=== Task instructions ===
Please copy out exactly, and only, the lines between the line with "Emit a web page" and the line with "const data = teams.map((t, i)", both included. Pictures are to be omitted.

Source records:
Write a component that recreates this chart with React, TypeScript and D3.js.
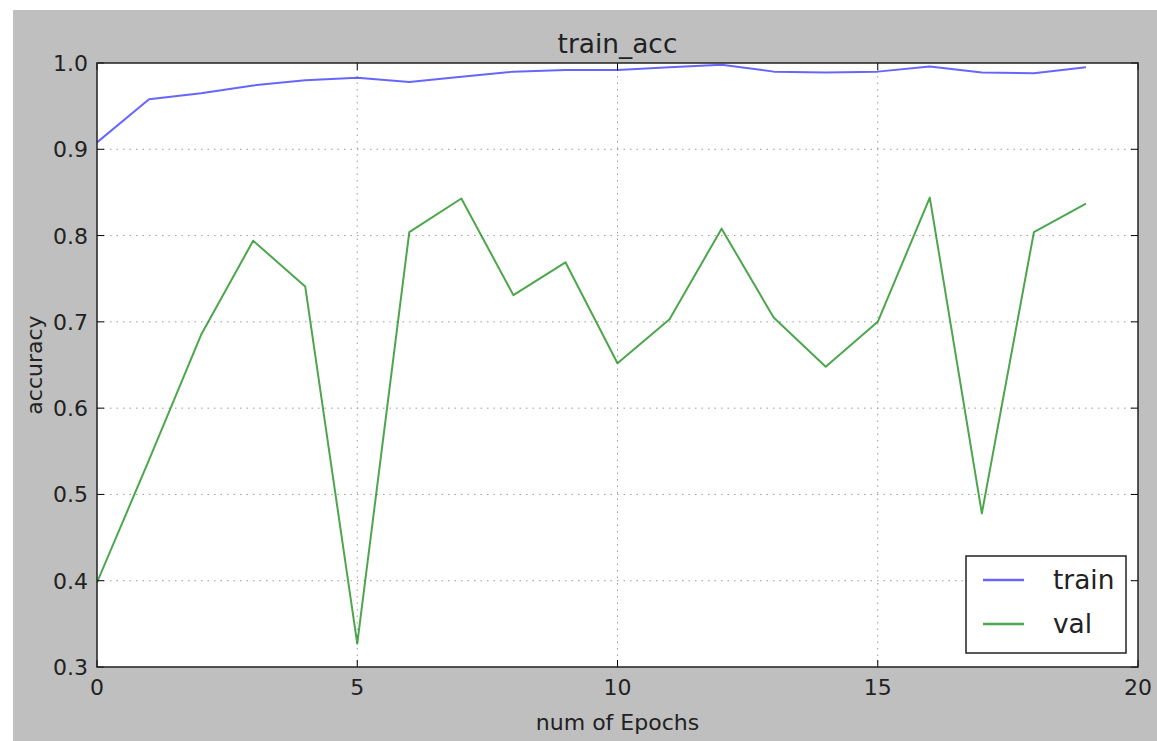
import React from "react";
import * as d3 from "d3";

const epochs = [0, 1, 2, 3, 4, 5, 6, 7, 8, 9, 10, 11, 12, 13, 14, 15, 16, 17, 18, 19];
const trainAcc = [0.908, 0.958, 0.965, 0.974, 0.980, 0.983, 0.978, 0.984, 0.990, 0.992, 0.992, 0.995, 0.998, 0.990, 0.989, 0.990, 0.996, 0.989, 0.988, 0.995];
const valAcc = [0.398, 0.54, 0.685, 0.794, 0.741, 0.327, 0.804, 0.843, 0.731, 0.769, 0.652, 0.703, 0.808, 0.705, 0.648, 0.700, 0.844, 0.478, 0.804, 0.837];
const xTicks = [0, 5, 10, 15, 20];
const yTicks = [0.3, 0.4, 0.5, 0.6, 0.7, 0.8, 0.9, 1.0];
const seriesNames = ["train", "val"];

const W = 1157;
const H = 741;
const L = 97, R = 1138, T = 63, B = 667;
const FONT = "DejaVu Sans, sans-serif";

export default function App() {
  const x = d3.scaleLinear().domain([0, 20]).range([L, R]);
  const y = d3.scaleLinear().domain([0.3, 1.0]).range([B, T]);
  const line = d3.line<number>().x((_, i) => x(epochs[i])).y((d) => y(d));
  const fmt = d3.format(".1f");
  const colors = ["rgba(0,0,255,0.6)", "rgba(0,128,0,0.7)"];
  const tickLen = 7;

  return (
    <div style={{ position: "absolute", left: 0, top: 0 }}>
      <svg width={W} height={H} style={{ display: "block" }}>
        <rect x={0} y={0} width={W} height={H} fill="#ffffff" />
        <rect x={13} y={10} width={W - 13} height={H - 10} fill="#bfbfbf" />
        <rect x={L} y={T} width={R - L} height={B - T} fill="#ffffff" />
        <defs>
          <clipPath id="plotclip">
            <rect x={L} y={T} width={R - L} height={B - T} />
          </clipPath>
        </defs>
        {/* grid */}
        <g stroke="#9a9a9a" strokeWidth={1} strokeDasharray="1.5,5">
          {xTicks.slice(1, -1).map((t) => (
            <line key={"gx" + t} x1={x(t)} x2={x(t)} y1={T} y2={B} />
          ))}
          {yTicks.slice(1, -1).map((t) => (
            <line key={"gy" + t} x1={L} x2={R} y1={y(t)} y2={y(t)} />
          ))}
        </g>
        {/* lines */}
        <g clipPath="url(#plotclip)" fill="none" strokeWidth={2} strokeLinejoin="round">
          <path d={line(trainAcc) || ""} stroke={colors[0]} />
          <path d={line(valAcc) || ""} stroke={colors[1]} />
        </g>
        {/* ticks */}
        <g stroke="#000" strokeWidth={1}>
          {xTicks.map((t) => (
            <g key={"tx" + t}>
              <line x1={x(t)} x2={x(t)} y1={B} y2={B - tickLen} />
              <line x1={x(t)} x2={x(t)} y1={T} y2={T + tickLen} />
            </g>
          ))}
          {yTicks.map((t) => (
            <g key={"ty" + t}>
              <line x1={L} x2={L + tickLen} y1={y(t)} y2={y(t)} />
              <line x1={R} x2={R - tickLen} y1={y(t)} y2={y(t)} />
            </g>
          ))}
        </g>
        {/* frame */}
        <rect x={L} y={T} width={R - L} height={B - T} fill="none" stroke="#222" strokeWidth={1.5} />
        {/* tick labels */}
        <g fontFamily={FONT} fontSize={22} fill="#222">
          {xTicks.map((t) => (
            <text key={"lx" + t} x={x(t)} y={695} textAnchor="middle">
              {t}
            </text>
          ))}
          {yTicks.map((t) => (
            <text key={"ly" + t} x={88} y={y(t) + 8} textAnchor="end">
              {fmt(t)}
            </text>
          ))}
        </g>
        {/* axis labels & title */}
        <text x={(L + R) / 2} y={730} textAnchor="middle" fontFamily={FONT} fontSize={22} fill="#222">
          num of Epochs
        </text>
        <text
          transform={`translate(42,${(T + B) / 2}) rotate(-90)`}
          textAnchor="middle"
          fontFamily={FONT}
          fontSize={22}
          fill="#222"
        >
          accuracy
        </text>
        <text x={(L + R) / 2} y={53} textAnchor="middle" fontFamily={FONT} fontSize={26.4} fill="#222">
          train_acc
        </text>
        {/* legend */}
        <rect x={966} y={556} width={160} height={97} fill="#fff" stroke="#222" strokeWidth={1.5} />
        {seriesNames.map((n, i) => (
          <g key={n}>
            <line x1={983} x2={1024} y1={580 + i * 44} y2={580 + i * 44} stroke={colors[i]} strokeWidth={2.5} />
            <text x={1053} y={580 + i * 44 + 9} fontFamily={FONT} fontSize={26.4} fill="#222">
              {n}
            </text>
          </g>
        ))}
      </svg>
    </div>
  );
}
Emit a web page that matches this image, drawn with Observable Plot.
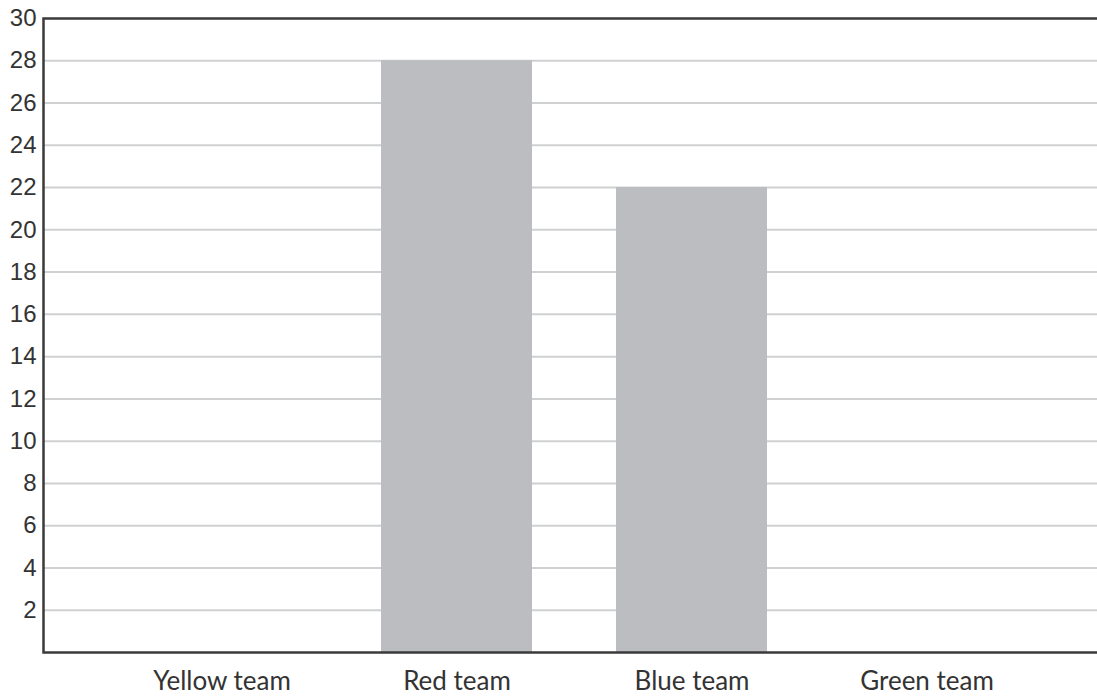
<!DOCTYPE html>
<html>
<head>
<meta charset="utf-8">
<script src="https://cdn.jsdelivr.net/npm/d3@7"></script>
<script src="https://cdn.jsdelivr.net/npm/@observablehq/plot@0.6"></script>
<style>
  html, body { margin: 0; padding: 0; background: #fff; overflow: hidden; }
  #chart { width: 1097px; overflow: hidden; }
  #chart svg { display: block; max-width: none !important; }
</style>
</head>
<body>
<div id="chart"></div>
<script>
const teams = ["Yellow team", "Red team", "Blue team", "Green team"];
const scores = [0, 28, 22, 0];
const yTicks = [2, 4, 6, 8, 10, 12, 14, 16, 18, 20, 22, 24, 26, 28, 30];

const data = teams.map((t, i) => ({team: t, score: scores[i]}));

const chart = Plot.plot({
  width: 1106,
  height: 697,
  marginTop: 18,
  marginBottom: 45,
  marginLeft: 43,
  marginRight: 0,
  style: {fontFamily: "Lato, 'Noto Sans', sans-serif", background: "#fff", maxWidth: "none"},
  x: {domain: teams, paddingInner: 0.357, paddingOuter: 0.44, align: 0.5, label: null},
  y: {domain: [0, 30], label: null},
  marks: [
    Plot.ruleY(yTicks.filter(d => d < 30), {stroke: "#cfd0d2", strokeWidth: 2, strokeOpacity: 1}),
    Plot.barY(data, {x: "team", y: "score", fill: "#bcbdc1"}),
    Plot.frame({stroke: "#3a3a3a", strokeWidth: 2.5}),
    Plot.axisY(yTicks, {tickSize: 0, tickPadding: 7, fontSize: 24, fill: "#333", label: null, fontFamily: "'Liberation Sans Narrow', 'Liberation Sans', Arial, sans-serif"}),
    Plot.axisX({tickSize: 0, tickPadding: 19, fontSize: 26, fill: "#333", label: null})
  ]
});
document.getElementById("chart").appendChild(chart);
</script>
</body>
</html>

=== Exercise response ===
Emit a web page that matches this image, drawn with Observable Plot.
<!DOCTYPE html>
<html>
<head>
<meta charset="utf-8">
<script src="https://cdn.jsdelivr.net/npm/d3@7"></script>
<script src="https://cdn.jsdelivr.net/npm/@observablehq/plot@0.6"></script>
<style>
  html, body { margin: 0; padding: 0; background: #fff; overflow: hidden; }
  #chart { width: 1097px; overflow: hidden; }
  #chart svg { display: block; max-width: none !important; }
</style>
</head>
<body>
<div id="chart"></div>
<script>
const teams = ["Yellow team", "Red team", "Blue team", "Green team"];
const scores = [0, 28, 22, 0];
const yTicks = [2, 4, 6, 8, 10, 12, 14, 16, 18, 20, 22, 24, 26, 28, 30];

const data = teams.map((t, i) => ({team: t, score: scores[i]}));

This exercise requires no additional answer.